During this window, avoid situations that are likely to retrigger the pattern you worked. The sealed screen guidance suggests 20 minutes of physical movement — walking, dancing, anything that raises the heart rate — as a way to move the arousal through the body and stabilise the new state.

Strong emotional states may persist for up to 24 hours after an intensive session. This is normal and part of the processing. Journalling, physical movement, and time outdoors support integration. Avoid alcohol and cannabis during this period — both can interfere with the consolidation process.

when to stop immediately
Stop the session
and seek support

End the session immediately and seek medical attention if you experience:

  • Chest pain or tightness that does not resolve within a few minutes of normal breathing
  • Heart palpitations that feel irregular or distressing
  • Loss of consciousness or near-fainting that does not self-correct
  • Severe dissociation that feels unmanageable or does not resolve after the session
  • Psychological distress that feels beyond what you can contain on your own

If you are experiencing a mental health crisis after a session, please contact a crisis line or mental health professional. The Working is a self-directed instrument — it is not a substitute for clinical care.

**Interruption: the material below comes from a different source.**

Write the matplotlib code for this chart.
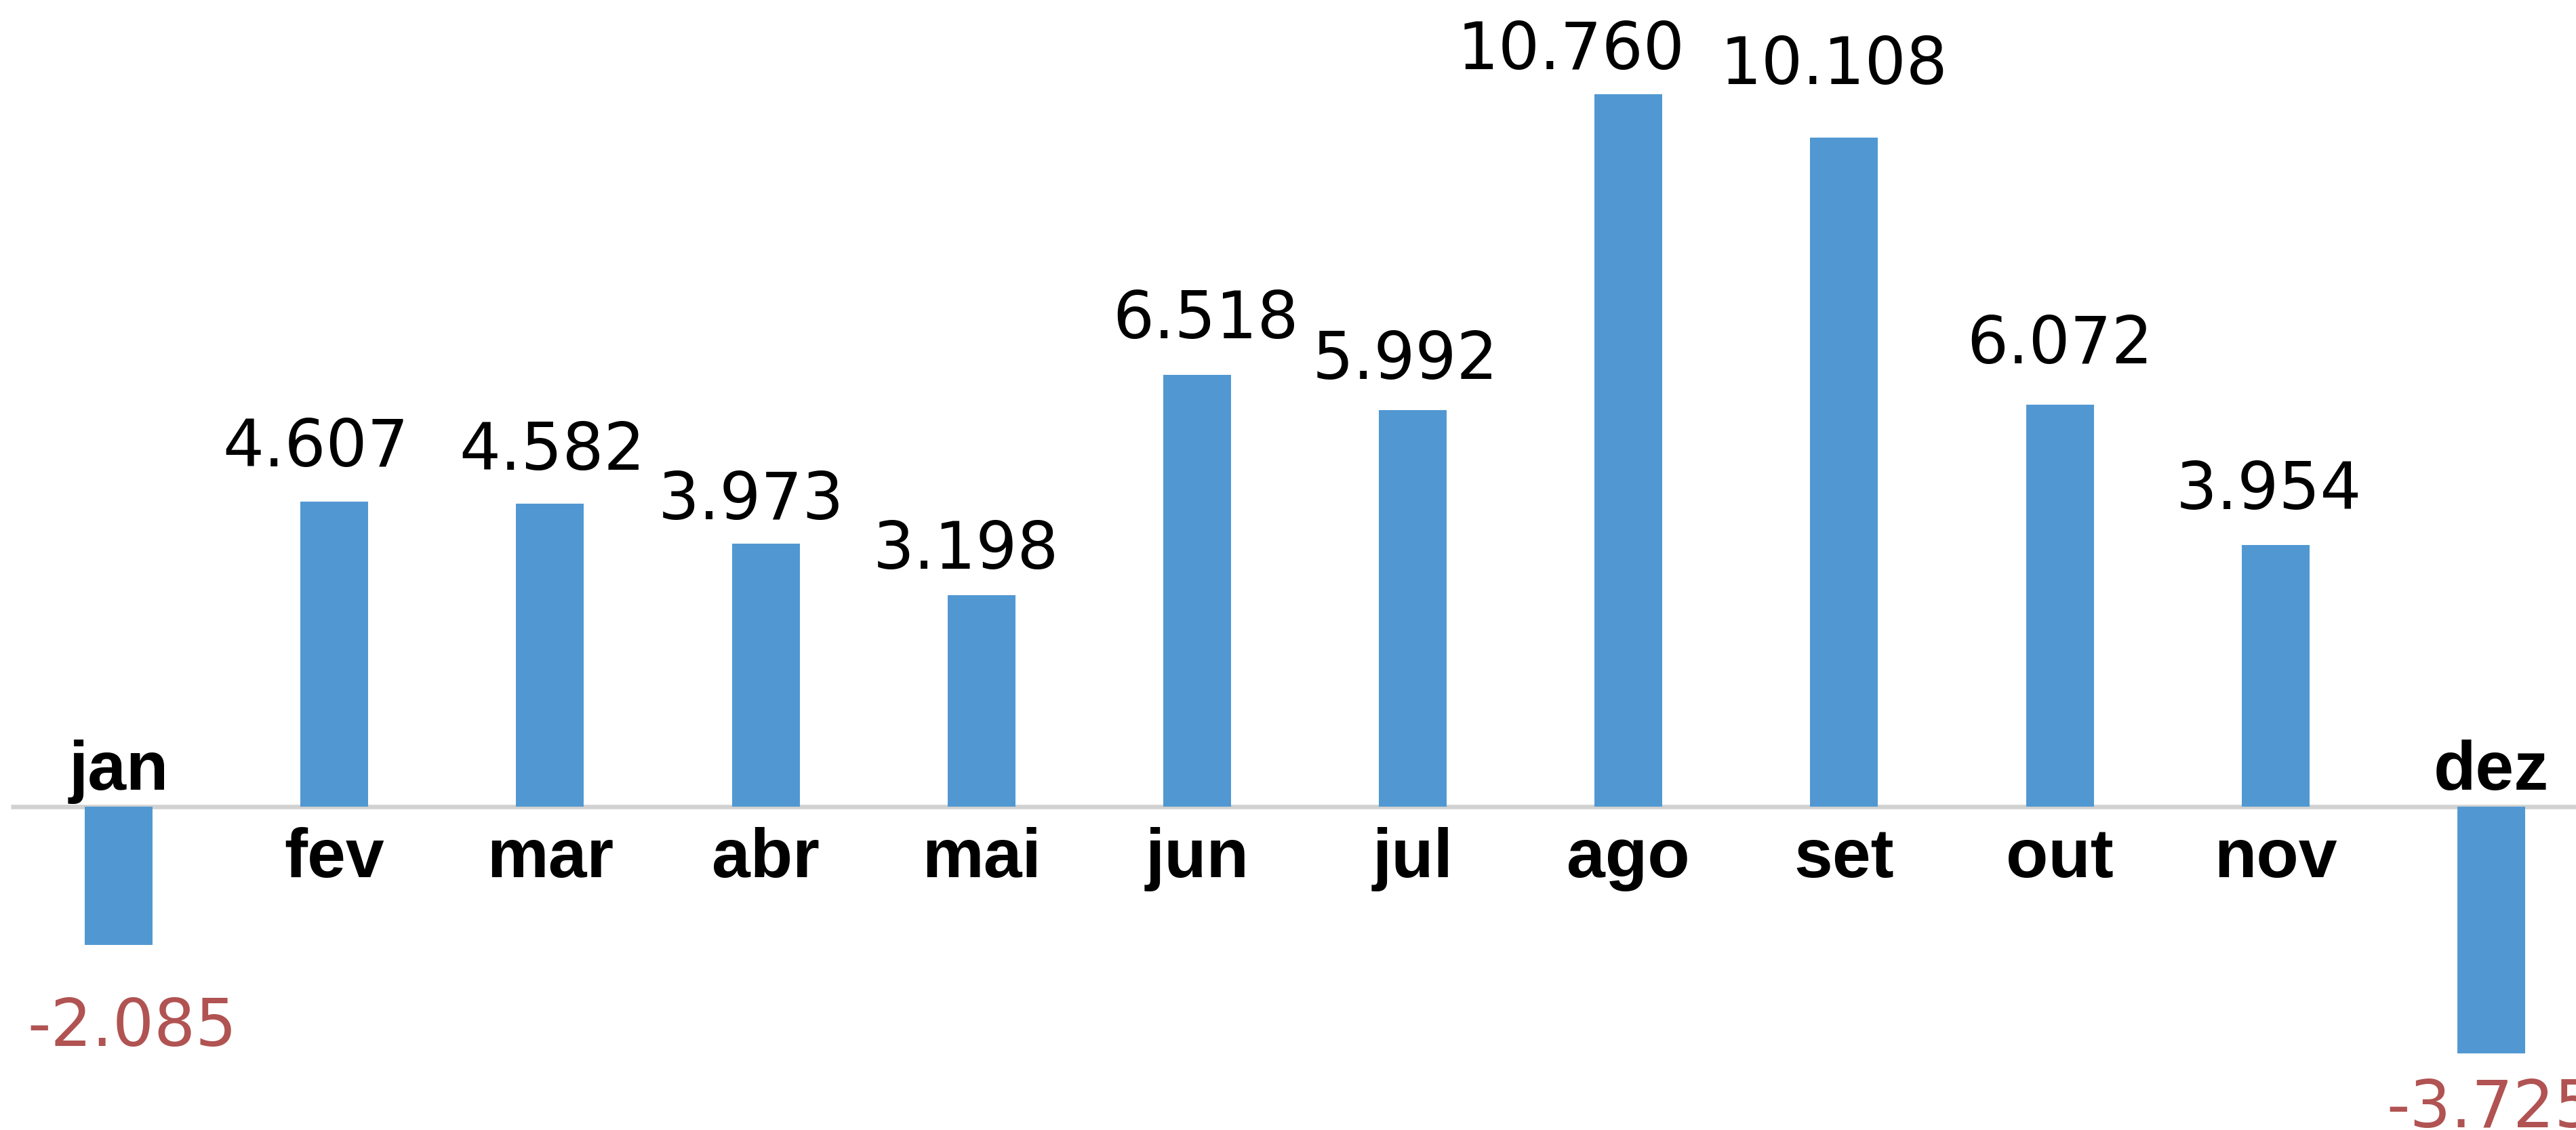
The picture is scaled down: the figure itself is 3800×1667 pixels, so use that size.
import matplotlib
matplotlib.use("Agg")
import matplotlib.pyplot as plt

months = ["jan", "fev", "mar", "abr", "mai", "jun", "jul", "ago", "set", "out", "nov", "dez"]
values = [-2.085, 4.607, 4.582, 3.973, 3.198, 6.518, 5.992, 10.760, 10.108, 6.072, 3.954, -3.725]
value_labels = ["-2.085", "4.607", "4.582", "3.973", "3.198", "6.518", "5.992",
                "10.760", "10.108", "6.072", "3.954", "-3.725"]

# label layout tweaks (pixels): horizontal shift, and baseline distance from bar end
label_dx = [20, -27, 3, -22, -23, 13, -11, -85, -15, 0, -10, 0]
label_dy = [-149, 52, 50, 36, 39, 54, 46, 37, 79, 61, 53, -109]

BAR_COLOR = "#5198D2"
NEG_COLOR = "#B05352"
AXIS_COLOR = "#D0D1D0"

fig = plt.figure(figsize=(38, 16.67), dpi=100)
ax = fig.add_axes([0, 0, 1, 1])
ax.set_xlim(-0.550, 11.393)
ax.set_ylim(-4.885, 12.186)
ax.axis("off")

x = list(range(len(months)))
ax.plot([-0.5, 11.5], [0, 0], color=AXIS_COLOR, lw=4.7, zorder=1, solid_capstyle="butt")
ax.bar(x, values, width=0.3143, color=BAR_COLOR, zorder=2)

for i, (m, v, lab) in enumerate(zip(months, values, value_labels)):
    color = "black" if v >= 0 else NEG_COLOR
    ax.annotate(lab, xy=(i, v), xytext=(label_dx[i], label_dy[i]),
                textcoords="offset pixels", ha="center", va="baseline",
                fontsize=69, family="DejaVu Sans", color=color, zorder=3)
    if v >= 0:
        ax.annotate(m, xy=(i, 0), xytext=(0, -104), textcoords="offset pixels",
                    ha="center", va="baseline", fontsize=73.5,
                    family="Liberation Sans", fontweight="bold", color="black")
    else:
        ax.annotate(m, xy=(i, 0), xytext=(0, 25), textcoords="offset pixels",
                    ha="center", va="baseline", fontsize=73.5,
                    family="Liberation Sans", fontweight="bold", color="black")

fig.savefig("out.png", dpi=100)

International Association for Suicide Prevention: crisis centre directory · Samaritans (UK): 116 123 · Crisis Text Line (US): text HOME to 741741

this may not work right away
Practice and
neurological
adaptation

The Monroe Institute's Gateway Experience — the most documented binaural entrainment programme of the twentieth century — explicitly structures its work across six sequential albums of exercises, each building on the last. The instruction throughout is that the depth of the experience depends on the brain learning to follow the frequencies, which improves with repetition.

The same principle applies here. The Working uses the same fundamental technology as the Gateway programme — binaural beats, altered breath, progressive states — and the same expectation is warranted: the first session may produce only mild effects. This is not the practice failing. It is the nervous system learning the protocol.

Neural entrainment improves with practice. The brain becomes progressively more efficient at following the target frequencies. Users of binaural entrainment programmes consistently report deeper effects across the first three to five sessions as this adaptation occurs.

What this means practically: if your first session produced tingling and some lightheadedness but little else, that is a successful first session. The deeper material — imagery, emotional release, genuine state shift — tends to emerge from the second or third session onward as the nervous system recognises and follows the structure.

The five-minute taster exists to give you a real physiological experience of the practice before committing. The full session — starting at ten minutes — is where the state becomes substantially more available. Most users report a marked shift in depth between their first and third full sessions.

The Working is a self-directed personal practice tool. It is not a medical device, a therapeutic intervention, or a substitute for professional mental health or medical care. It does not diagnose, treat, or cure any condition.

By using The Working, you confirm that none of the listed contraindications apply to you, that you have read and understood this precautions page, that you assume full personal responsibility for your use of this instrument and any effects that arise from it, and that you release the creators of The Working from all liability to the fullest extent permitted by applicable law.

If you are unsure whether this practice is appropriate for you, consult a qualified health professional before proceeding.